Blinders, Binoculars and the Horse
(Contributed by Mitch Greene)
Imagine a racehorse that lives only to win. Because it always has blinders on while outside, all it sees is the finish. The only goal and objective of the horse are to reach that line. It has 100% laser focus. Now imagine that one day while in the middle of a race, the horse’s blinders slip off, and for the first time in its life, the horse sees everything that lies between the start and the finish. Suddenly the finish isn’t all that appealing because the world became bigger. A lot bigger.
Sometimes I feel like the horse in this story. Goals are important, helpful and fulfilling, but sometimes I get caught in a never-ending cycle of completing goals. Every semester of college I get a new syllabus for every class, detailing every single little thing I’ll have to do for the next several months. It’s all planned out to make it easy.

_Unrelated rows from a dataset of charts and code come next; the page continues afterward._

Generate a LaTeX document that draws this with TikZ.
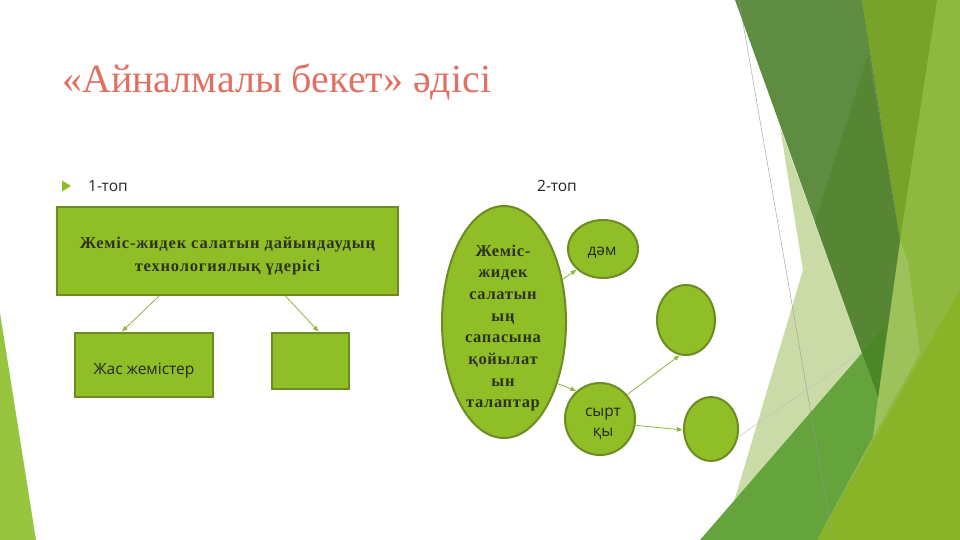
\documentclass[tikz,border=0pt]{standalone}
\usepackage{fontspec}
\setmainfont{Liberation Serif}
\newfontfamily\sansf{Open Sans}
\newfontfamily\serifwide[LetterSpace=5]{Liberation Serif}
\newfontfamily\serifmid[LetterSpace=4]{Liberation Serif}
\usetikzlibrary{shapes.geometric,arrows.meta}
\definecolor{boxfill}{RGB}{143,190,38}
\definecolor{boxline}{RGB}{108,140,34}
\definecolor{titlec}{RGB}{226,112,98}
\definecolor{txtdark}{RGB}{45,50,35}
\definecolor{arrowc}{RGB}{140,182,60}
\definecolor{bgright}{RGB}{142,185,62}
\definecolor{bgolive}{RGB}{120,162,40}
\definecolor{bglight}{RGB}{157,194,92}
\definecolor{bgbright}{RGB}{137,180,40}
\definecolor{bgpale}{RGB}{203,219,168}
\definecolor{bgdark}{RGB}{94,140,64}
\definecolor{bgdarker}{RGB}{86,134,52}
\definecolor{bgdeep}{RGB}{75,135,38}
\definecolor{bgmid}{RGB}{101,163,61}
\definecolor{bulletc}{RGB}{140,190,40}
\begin{document}
\begin{tikzpicture}[x=1pt,y=-1pt,
  greenbox/.style={draw=boxline, line width=2.5pt, fill=boxfill, inner sep=0pt},
  greenoval/.style={ellipse, draw=boxline, line width=2pt, fill=boxfill, inner sep=0pt},
  sanslabel/.style={font=\sansf\fontsize{15.5}{20}\selectfont, text=black!85, inner sep=0pt},
  link/.style={draw=arrowc, line width=0.8pt, -{Latex[length=6pt,width=5pt]}}]
\useasboundingbox (0,0) rectangle (960,540);
\fill[white] (0,0) rectangle (960,540);
% ---- decoration right
\fill[bgright] (862,0) -- (960,0) -- (960,540) -- (817,540) -- (873,437) -- (878,397) -- (900,240) -- cycle;
\fill[bgolive] (862,0) -- (937,0) -- (900,240) -- cycle;
\fill[bglight] (900,240) -- (908,262) -- (920,353) -- (873,437) -- (878,397) -- cycle;
\fill[bgbright] (817,540) -- (960,290) -- (960,540) -- cycle;
\fill[bgpale] (780,127) -- (862,353) -- (733,505) -- (803,270) -- cycle;
\fill[bgdark] (735,0) -- (862,0) -- (900,240) -- (878,397) -- (862,353) -- cycle;
\fill[bgdarker] (868,55) -- (900,240) -- (878,397) -- (862,353) -- (815,222) -- cycle;
\fill[bgdeep] (862,353) -- (887,323) -- (878,397) -- cycle;
\fill[bgmid] (862,353) -- (878,397) -- (873,437) -- (817,540) -- (700,540) -- cycle;
\draw[black!40, line width=0.4pt] (739,0) -- (833,540);
\draw[black!25, line width=0.4pt] (738,437) -- (862,352);
% ---- decoration left
\fill[bulletc!90!white] (0,313) -- (36,540) -- (0,540) -- cycle;
% ---- title
\node[anchor=base west, inner sep=0pt, text=titlec, font=\fontsize{40}{48}\selectfont] (title) at (62,93) {«Айналмалы бекет» әдісі};
% ---- bullet and groups
\fill[bulletc] (62,180.5) -- (71,186) -- (62,191.5) -- cycle;
\node[anchor=base west, sanslabel] (g1) at (88,191.5) {1-топ};
\node[anchor=base west, sanslabel] (g2) at (537,191.5) {2-топ};
% ---- group 1
\node[greenbox, minimum width=341pt, minimum height=88pt] (main) at (227.5,251) {};
\node[inner sep=0pt, font=\serifwide\fontsize{16.5}{23}\selectfont\bfseries, text=txtdark, align=center] (maintext) at (227.5,256.5)
  {Жеміс-жидек салатын дайындаудың\\технологиялық үдерісі};
\node[greenbox, minimum width=138pt, minimum height=64pt] (young) at (144,365) {};
\node[anchor=base, sanslabel] (youngtext) at (144,374) {Жас жемістер};
\node[greenbox, minimum width=77pt, minimum height=56pt] (empty1) at (310.5,361) {};
\draw[link] ([xshift=103pt]main.south west) -- ([xshift=48pt]young.north west);
\draw[link] ([xshift=230pt]main.south west) -- ([xshift=48pt]empty1.north west);
% ---- group 2
\node[greenoval, minimum width=124pt, minimum height=232pt] (req) at (504,322) {};
\node[inner sep=0pt, font=\serifmid\fontsize{16.5}{21.7}\selectfont\bfseries, text=txtdark, align=center] (reqtext) at (503,328)
  {Жеміс-\\жидек\\салатын\\ың\\сапасына\\қойылат\\ын\\талаптар};
\node[greenoval, minimum width=70pt, minimum height=58pt] (taste) at (603,249) {};
\node[anchor=base, sanslabel] (tastetext) at (602,255) {дәм};
\node[greenoval, minimum width=58pt, minimum height=70pt] (o2) at (686,320) {};
\node[greenoval, minimum width=70pt, minimum height=72pt] (outer) at (600,419) {};
\node[sanslabel, align=center, font=\sansf\fontsize{15.5}{20}\selectfont] (outertext) at (603,424) {сырт\\қы};
\node[greenoval, minimum width=54pt, minimum height=64pt] (o4) at (711,429) {};
\draw[link] (req.36) -- (taste.218);
\draw[link] (req.-49) -- (outer.130);
\draw[link] (outer.42) -- (o2.-100);
\draw[link] (outer.-10) -- (o4.182);
\end{tikzpicture}
\end{document}
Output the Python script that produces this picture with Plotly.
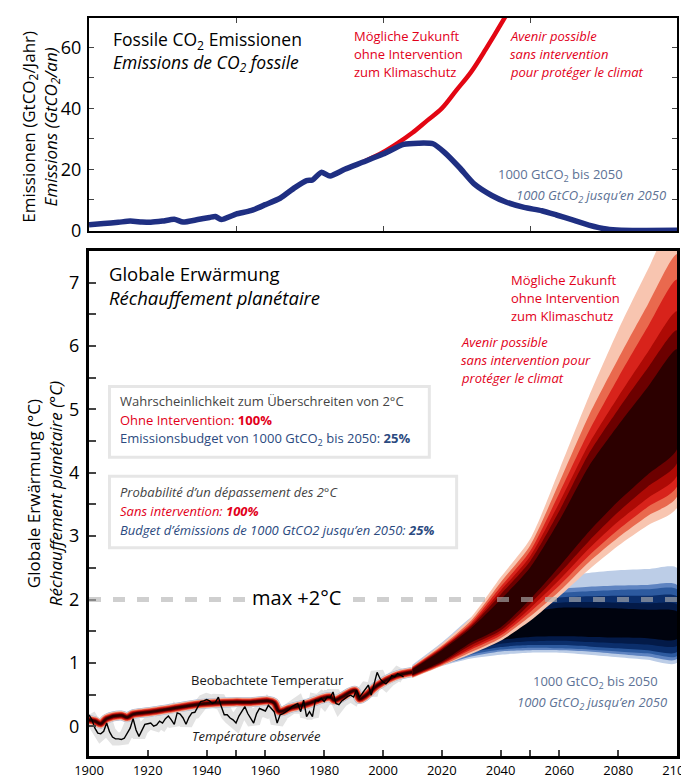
import plotly.graph_objects as go

FONT = "Open Sans"

# ---------------- top panel: fossil CO2 emissions ----------------
em_years = [1900, 1905, 1910, 1914, 1918, 1921, 1925, 1929, 1932, 1937, 1941, 1943, 1945,
            1950, 1955, 1960, 1965, 1970, 1974, 1976, 1979, 1982, 1987, 1993, 2000, 2007,
            2012, 2017, 2021, 2026, 2031, 2037, 2042, 2048, 2054, 2059, 2065, 2070, 2076,
            2081, 2100]
em_budget = [1.8, 2.2, 2.6, 3.0, 2.7, 2.6, 3.0, 3.6, 2.7, 3.5, 4.2, 4.5, 3.5,
             5.3, 6.4, 8.4, 10.5, 14.0, 16.3, 16.5, 19.0, 17.8, 20.0, 22.3, 25.0, 28.2,
             28.6, 28.4, 25.5, 20.6, 15.2, 11.4, 9.2, 7.5, 6.4, 5.0, 3.2, 1.7, 0.4,
             0.0, 0.0]
em_bau_years = [1993, 2000, 2005, 2010, 2015, 2020, 2025, 2030, 2035, 2040, 2045, 2050]
em_bau = [22.3, 25.6, 28.6, 32.0, 36.0, 40.0, 46.0, 52.0, 59.5, 67.5, 76.0, 85.0]

# ---------------- bottom panel: temperature ----------------
obs_years = list(range(1900, 2008))
obs_temp = [0.18, 0.10, -0.03, -0.11, -0.12, -0.08, 0.05, -0.09, -0.17, -0.20,
            -0.20, -0.21, -0.19, -0.10, -0.03, 0.12, -0.06, -0.16, -0.05, 0.03,
            0.04, 0.05, 0.00, 0.02, 0.08, 0.05, 0.12, 0.16, 0.10, 0.03,
            0.21, 0.19, 0.13, 0.03, 0.14, 0.21, 0.22, 0.31, 0.39, 0.40,
            0.42, 0.40, 0.36, 0.38, 0.46, 0.31, 0.18, 0.18, 0.13, 0.10,
            0.05, 0.16, 0.23, 0.31, 0.20, 0.125, 0.05, 0.20, 0.28, 0.26,
            0.24, 0.33, 0.28, 0.23, 0.05, 0.18, 0.20, 0.23, 0.26, 0.31,
            0.33, 0.36, 0.23, 0.41, 0.15, 0.23, 0.15, 0.41, 0.40, 0.44,
            0.39, 0.46, 0.45, 0.54, 0.36, 0.34, 0.40, 0.44, 0.47, 0.49,
            0.46, 0.57, 0.46, 0.52, 0.58, 0.65, 0.49, 0.65, 0.85, 0.75,
            0.70, 0.67, 0.72, 0.80, 0.78, 0.83, 0.80, 0.78]

model_years = [1900, 1902, 1904, 1906, 1911, 1913, 1915, 1920, 1927, 1938, 1949, 1955,
               1961, 1963, 1964.5, 1966, 1968, 1974, 1982, 1983.5, 1986, 1990.5, 1992,
               1994, 1998, 2004, 2010]
model_temp = [0.10, 0.08, 0.04, 0.12, 0.17, 0.14, 0.19, 0.22, 0.27, 0.35, 0.38, 0.38,
              0.40, 0.37, 0.24, 0.24, 0.28, 0.35, 0.46, 0.41, 0.46, 0.56, 0.43,
              0.48, 0.64, 0.79, 0.855]

proj_years = [2010, 2020, 2030, 2040, 2050, 2060, 2070, 2080, 2090, 2100]

# no-intervention projection, outer (L1) to inner (L6) ranges
red_upper = [
    [0.95, 1.30, 1.72, 2.35, 2.95, 4.05, 5.20, 6.25, 7.20, 8.10],
    [0.94, 1.27, 1.67, 2.27, 2.85, 3.85, 4.90, 5.80, 6.65, 7.45],
    [0.93, 1.25, 1.63, 2.20, 2.76, 3.68, 4.65, 5.50, 6.30, 7.05],
    [0.92, 1.23, 1.60, 2.14, 2.68, 3.53, 4.45, 5.20, 5.90, 6.55],
    [0.91, 1.22, 1.58, 2.08, 2.60, 3.40, 4.30, 5.00, 5.65, 6.25],
    [0.90, 1.20, 1.55, 2.00, 2.50, 3.25, 4.10, 4.75, 5.35, 5.95],
]
red_lower = [
    [0.76, 0.95, 1.14, 1.35, 1.66, 2.05, 2.47, 2.85, 3.17, 3.45],
    [0.77, 0.96, 1.17, 1.39, 1.73, 2.13, 2.59, 2.98, 3.32, 3.62],
    [0.78, 0.98, 1.21, 1.43, 1.80, 2.22, 2.69, 3.10, 3.46, 3.78],
    [0.79, 0.99, 1.24, 1.47, 1.86, 2.31, 2.80, 3.23, 3.60, 3.95],
    [0.80, 1.00, 1.28, 1.51, 1.93, 2.41, 2.92, 3.38, 3.78, 4.15],
    [0.81, 1.02, 1.32, 1.56, 2.00, 2.52, 3.07, 3.55, 3.97, 4.37],
]
# 1000 GtCO2 budget projection
blue_upper = [
    [0.97, 1.32, 1.72, 2.00, 2.20, 2.36, 2.42, 2.46, 2.48, 2.50],
    [0.95, 1.28, 1.62, 1.88, 2.05, 2.16, 2.20, 2.22, 2.23, 2.23],
    [0.94, 1.26, 1.58, 1.83, 2.00, 2.10, 2.13, 2.15, 2.16, 2.16],
    [0.93, 1.24, 1.55, 1.78, 1.94, 2.03, 2.05, 2.06, 2.06, 2.05],
    [0.92, 1.22, 1.51, 1.72, 1.87, 1.95, 1.96, 1.95, 1.94, 1.92],
    [0.91, 1.20, 1.47, 1.66, 1.80, 1.87, 1.87, 1.86, 1.84, 1.81],
]
blue_lower = [
    [0.77, 0.95, 1.07, 1.13, 1.16, 1.16, 1.13, 1.09, 1.05, 1.00],
    [0.78, 0.96, 1.10, 1.18, 1.20, 1.20, 1.18, 1.14, 1.10, 1.06],
    [0.79, 0.97, 1.13, 1.21, 1.24, 1.23, 1.21, 1.18, 1.15, 1.11],
    [0.80, 0.98, 1.16, 1.25, 1.28, 1.28, 1.26, 1.23, 1.20, 1.17],
    [0.81, 1.00, 1.19, 1.30, 1.34, 1.35, 1.33, 1.31, 1.29, 1.27],
    [0.82, 1.02, 1.24, 1.36, 1.41, 1.42, 1.41, 1.40, 1.39, 1.375],
]

red_colors = ["#f8c5b0", "#e9694e", "#d8231b", "#ad0a05", "#6c0000", "#2c0000"]
blue_colors = ["#bccde7", "#5f84c1", "#2d5a9f", "#0b2e6b", "#031a48", "#00030e"]
hist_widths = [9, 7.5, 6, 4.5, 3.5, 2.2]

RED_TXT = "#e2001a"
BLUE_TXT = "#5d7295"
NAVY_TXT = "#2b4a80"

fig = go.Figure()

# top panel lines
fig.add_trace(go.Scatter(x=em_bau_years, y=em_bau, mode="lines", xaxis="x", yaxis="y",
                         line=dict(color="#e30613", width=4.5, shape="spline"), showlegend=False))
fig.add_trace(go.Scatter(x=em_years, y=em_budget, mode="lines", xaxis="x", yaxis="y",
                         line=dict(color="#1f2f82", width=5.5, shape="spline", smoothing=0.6),
                         showlegend=False))

# bottom panel: observation envelope
fig.add_trace(go.Scatter(x=obs_years, y=obs_temp, mode="lines", xaxis="x2", yaxis="y2",
                         line=dict(color="#e3e3e3", width=13), showlegend=False))
# historical model (blue edge then red)
fig.add_trace(go.Scatter(x=model_years, y=model_temp, mode="lines", xaxis="x2", yaxis="y2",
                         line=dict(color="#9fb8dc", width=10, shape="spline"), showlegend=False))


def fan(upper, lower, colors):
    for up, lo, col in zip(upper, lower, colors):
        fig.add_trace(go.Scatter(
            x=proj_years + proj_years[::-1], y=up + lo[::-1], mode="lines",
            fill="toself", fillcolor=col, line=dict(width=0, color=col, shape="spline", smoothing=0.7),
            xaxis="x2", yaxis="y2", showlegend=False, hoverinfo="skip"))


fan(blue_upper, blue_lower, blue_colors)
for w, col in zip(hist_widths, red_colors):
    fig.add_trace(go.Scatter(x=model_years, y=model_temp, mode="lines", xaxis="x2", yaxis="y2",
                             line=dict(color=col, width=w, shape="spline"), showlegend=False))
fan(red_upper, red_lower, red_colors)

fig.add_trace(go.Scatter(x=obs_years, y=obs_temp, mode="lines", xaxis="x2", yaxis="y2",
                         line=dict(color="#000000", width=1.4), showlegend=False))

# ---------------- layout helpers ----------------
L, R, T, B = 81, 5, 10, 25
W, H = 689, 776
PW, PH = W - L - R, H - T - B


def px(x):
    return (x - L) / PW


def py(y):
    return (H - B - y) / PH


ann = []


def txt(x, y, s, size=13, color="#000", anchor="left", italic=False, **kw):
    if italic:
        s = "<i>" + s + "</i>"
    ann.append(dict(x=px(x), y=py(y), xref="paper", yref="paper", text=s, showarrow=False,
                    xanchor=anchor, yanchor="middle", align="left",
                    font=dict(family=FONT, size=size, color=color), **kw))


# top panel texts
txt(104, 44, "Fossile CO<sub>2</sub> Emissionen<br><i>Emissions de CO<sub>2</sub> fossile</i>", 17.5)
for i, s in enumerate(["Mögliche Zukunft", "ohne Intervention", "zum Klimaschutz"]):
    txt(351, 28 + 18 * i, s, 13, RED_TXT)
for i, s in enumerate(["Avenir possible", "sans intervention", "pour protéger le climat"]):
    txt(511, 28 + 18 * i, s, 13, RED_TXT, italic=True)
txt(498, 168, "1000 GtCO<sub>2</sub> bis 2050", 13, BLUE_TXT)
txt(517, 189, "1000 GtCO<sub>2</sub> jusqu’en 2050", 13, BLUE_TXT, italic=True)
ann.append(dict(x=px(31), y=py(119), xref="paper", yref="paper", textangle=-90, showarrow=False,
                text="Emissionen (GtCO<sub>2</sub>/Jahr)<br><i>Emissions (GtCO<sub>2</sub>/an)</i>",
                font=dict(family=FONT, size=17, color="#000"), xanchor="center", yanchor="middle"))

# bottom panel texts
txt(99, 279, "Globale Erwärmung<br><i>Réchauffement planétaire</i>", 18.5)
for i, s in enumerate(["Mögliche Zukunft", "ohne Intervention", "zum Klimaschutz"]):
    txt(512, 273 + 18 * i, s, 13, RED_TXT)
for i, s in enumerate(["Avenir possible", "sans intervention pour", "protéger le climat"]):
    txt(460, 335 + 18 * i, s, 13, RED_TXT, italic=True)

txt(111, 395, "Wahrscheinlichkeit zum Überschreiten von 2°C", 13, "#444444")
txt(111, 414, "Ohne Intervention: <b>100%</b>", 13, RED_TXT)
txt(111, 433, "Emissionsbudget von 1000 GtCO<sub>2</sub> bis 2050: <b>25%</b>", 13, NAVY_TXT)
txt(111, 486, "Probabilité d’un dépassement des 2°C", 13, "#444444", italic=True)
txt(111, 505, "Sans intervention: <b>100%</b>", 13, RED_TXT, italic=True)
txt(111, 524, "Budget d’émissions de 1000 GtCO2 jusqu’en 2050: <b>25%</b>", 13, NAVY_TXT, italic=True)

txt(294, 592, "max +2°C", 20, "#000", anchor="center", bgcolor="#ffffff", borderpad=1)
txt(184, 675, "Beobachtete Temperatur", 13, "#1a1a1a")
txt(185, 731, "Température observée", 13, "#1a1a1a", italic=True)
txt(534, 677, "1000 GtCO<sub>2</sub> bis 2050", 13, BLUE_TXT)
txt(518, 698, "1000 GtCO<sub>2</sub> jusqu’en 2050", 13, BLUE_TXT, italic=True)
ann.append(dict(x=px(35), y=py(488), xref="paper", yref="paper", textangle=-90, showarrow=False,
                text="Globale Erwärmung (°C)<br><i>Réchauffement planétaire (°C)</i>",
                font=dict(family=FONT, size=17, color="#000"), xanchor="center", yanchor="middle"))

shapes = [
    dict(type="line", xref="x2", yref="y2", x0=1900, x1=2100, y0=2, y1=2, layer="above",
         line=dict(color="rgba(178,178,178,0.62)", width=5, dash="12px,12px")),
    dict(type="rect", xref="paper", yref="paper", x0=px(102), x1=px(430), y0=py(380), y1=py(451),
         line=dict(color="#e6e6e6", width=3), fillcolor="rgba(0,0,0,0)", layer="above"),
    dict(type="rect", xref="paper", yref="paper", x0=px(102), x1=px(458), y0=py(470), y1=py(542),
         line=dict(color="#e6e6e6", width=3), fillcolor="rgba(0,0,0,0)", layer="above"),
]

top_dom = [py(224), 1.0]
bot_dom = [0.0, py(244)]

fig.update_layout(
    width=W, height=H, margin=dict(l=L, r=R, t=T, b=B),
    paper_bgcolor="white", plot_bgcolor="white", showlegend=False,
    font=dict(family=FONT, color="#000"),
    annotations=ann, shapes=shapes,
    xaxis=dict(domain=[0, 1], anchor="y", range=[1900, 2100], showticklabels=False,
               tickvals=[1950, 2000, 2050], ticks="inside", ticklen=5, tickwidth=1.2,
               showline=True, linecolor="black", linewidth=2, mirror="ticks",
               showgrid=False, zeroline=False),
    yaxis=dict(domain=top_dom, anchor="x", range=[-0.3, 69.7], tickvals=[0, 20, 40, 60],
               ticks="inside", ticklen=5, tickwidth=1.2, ticklabelstandoff=2,
               minor=dict(tickvals=[10, 30, 50], ticks="inside", ticklen=5, tickwidth=1.2),
               showline=True, linecolor="black", linewidth=2, mirror="ticks",
               showgrid=False, zeroline=False, tickfont=dict(size=18, family=FONT)),
    xaxis2=dict(domain=[0, 1], anchor="y2", range=[1900, 2100],
                tickvals=list(range(1900, 2101, 20)), ticks="inside", ticklen=6, tickwidth=1.5,
                minor=dict(tickvals=[1950, 2050], ticks="inside", ticklen=6, tickwidth=1.5),
                showline=True, linecolor="black", linewidth=3, mirror=True,
                showgrid=False, zeroline=False, tickfont=dict(size=13, family=FONT),
                ticklabeloverflow="allow"),
    yaxis2=dict(domain=bot_dom, anchor="x2", range=[-0.47, 7.5], tickvals=list(range(0, 8)),
                ticks="inside", ticklen=7, tickwidth=1.5, ticklabelstandoff=3,
                minor=dict(dtick=0.5, tick0=0, ticks="inside", ticklen=7, tickwidth=1.5),
                showline=True, linecolor="black", linewidth=3, mirror=True,
                showgrid=False, zeroline=False, tickfont=dict(size=18, family=FONT)),
)

fig.write_html("out.html")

Write this paper. Take this exam. Go for a run. Eat. Oops, I almost forgot - brush my teeth. Walk the dogs. Clean up the house. On and on and on. Task one, task two, task three. With the never-ending list of life yanking on us from every angle, it can take all we have to not fall apart. We strap in, put on the blinders, grab the binoculars and find the fastest path to finish. What’s the finish though? The end of the task? There will always be more. Bedtime? There’s always tomorrow’s work. Death? Now that’s just bleak. The problem isn’t you, the finish, or the task. The problem is the track and the blinders we refuse to get rid of.
Did you know mirrors are green? Did you know the moon always faces us with the same side? Did you know there’s a sport called crashed ice? Did you know that when you shuffle a deck of cards it is most likely the first deck of cards ever to be arranged in that order?
The world around us is incredible. Take a detour; the finish will still be there. Drop the binoculars. Take off the blinders. Wake up and smell the roses. See the world around you. Ask questions. Enjoy life because it’s short.
Go shuffle some cards and wonder at the fact that the order of the cards is an absolute first.